Teatime at Slavkov Chateau
A group of people are posing for a photo in front of Slavkov Chateau.
Our group at Slavkov Chateau

See Moravian Tuscany and Sample Wines at Vinařství Spielberg

Under bright blue skies where the sun played hide-and-seek through the clouds, we set forth on our journey of tasting Czech wines with a visit to Spielberg Winery

On the terrace of the winery, I gently swirled my glass of sparkling Crémant de SPIELBERG and rested my eyes on the beautiful surroundings. The village of Archlebov with red-roofed houses encircled by a countryside lush with undulating hills and meadows, and vineyards in the distance.  

A close up of a glass of white wine held against the blurry backdrop of a village with cream and yellow houses and red roofs.

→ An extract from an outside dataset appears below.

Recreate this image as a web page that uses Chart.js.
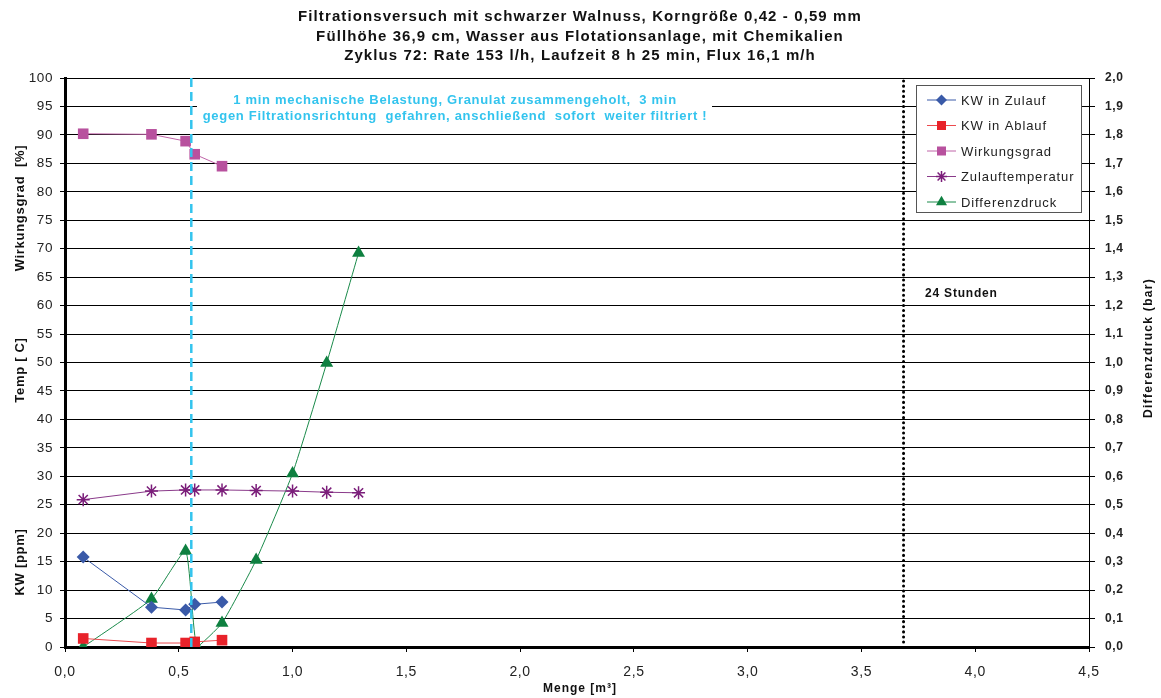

Behind them are rolling hills.
Enjoying the terrace at Spielberg Winery

The earliest mention of grape harvest in the vineyards owned by this 20-year-old winery dates to the 13th century—just goes to show what a long history of wine production this region has. 

The wines produced at Spielberg Winery have won numerous awards, and the winery is among the 8 best wineries in the Czech Republic, the seventh time in a row. The high-quality wines produced here are a result of their meticulous attention to ecologically sound practices and drawing from the best of both traditional and new techniques.

Grape varieties such as Rhine Riesling, Pinot Gris, Pinot Blanc, Meunier, Chardonnay, Müller-Thurgau, Pinot Blanc, Moravian Muscat, and Pinot Noir are grown in the Spielberg vineyards, which are spread over 65 hectares across Moravian Tuscany. 

An illuminated map of these vineyards is exhibited in the Tasting Room (and shop) at Spielberg Winery, and offers more context and stories about the area. It was in this cozy and modern space that we tasted one of my favorite wines of the entire trip—a balanced, fruity white cuvée (wine that is a blend of a few different grape varieties) called Petit Chat. 

A glass of white wine is held next to a bottle that reads Spielberg Petit Chat. On the label is a black cat.
Petit Chat at Spielberg Winery
A tasting room at Spielberg winery. There are tables and mint green chairs, and on the wall is a backlit map. There are shelves on the right hand and a warm ceiling lamp.
Tasting room at Spielberg Winery

If you’re a small group or a couple booking a wine tasting, you’ll probably enjoy it here, alongside a deli-style spread of local cheeses, sausages, pate, and pastries. 

Later, over a delicious lunch in the elegant Crystal Hall—perfect for weddings— I quite enjoyed another cuvée called Moravské Toskánsko, also a white wine.

A plate of roasted chicken with a side of roasted carrots and potatoes, next to a glass of white wine
Lunch at Spielberg Winery
A glass of white wine next to a bottle of wine that reads Spielberg Moravske Toskansko
Spielberg Winery

A tour of the cellars and wine production facilities, with more tasting of course, summed up our visit to Spielberg Winery. 

On our way to our next destination (and me already with my first wine purchase of the trip), we stopped at their vineyards in Moravian Tuscany, clinking glasses in what was a sublime landscape of vineyards under dramatic cloudy skies.  

If you’re interested in booking a wine tasting at Spielberg Winery, you can find more information and do that here.

See Medieval Life in an Open-Air Museum 

A visit to the Strážnice Museum of the Villages of South-East Moravia is a fun and engaging way to learn about the folklore, traditions, and way of life in medieval times in the wine-producing villages of South Moravia. 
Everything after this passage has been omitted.